When an instruction commits in the ROB, it releases the physical register allocated to the previous instruction that uses the same logical register as it does. Since the ROB stores the previous VPR when it is renamed, the VPR is used to query the PMT, and the physical registre is freed together with the VPR. This schemes always maintains an invariant that the VPR to PR mapping is unchanged once a PR is mapped to VPR (all VPRs begin with no PR mapped), and that these two are always freed together when some instruction commits.
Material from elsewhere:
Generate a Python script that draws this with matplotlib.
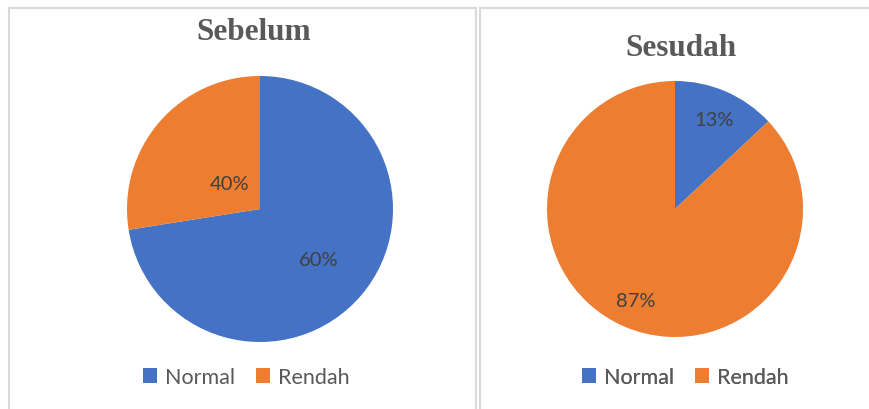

When an exception is raised, or speculation fails, the architectural state is restored to the exact point where the event happens. The instruction that triggers the event is first located in the ROB, and then the processor starts undoing mapping changes incurred by younger instructions. The undo of changes begins from the head of ROB (the end it adds instructions) and proceeds until the located instruction. For every instruction under consideration, we free the VPR and PR (if there is one) allocated by renaming. These frees are safe, since these instructions have not themselves committed, and hence the VPRs and PRs must be allocated and only allocated to the mentioned instruction. Furthermore, the previous VPR is restored by copying the previoud VPR field in the ROB back to the GMT. If the VPR has a physical register associated (by looking up the PMT, since the VPR must have not been freed), we also restore the physical register number in GMT. The extra bit is also set if such physical register exists.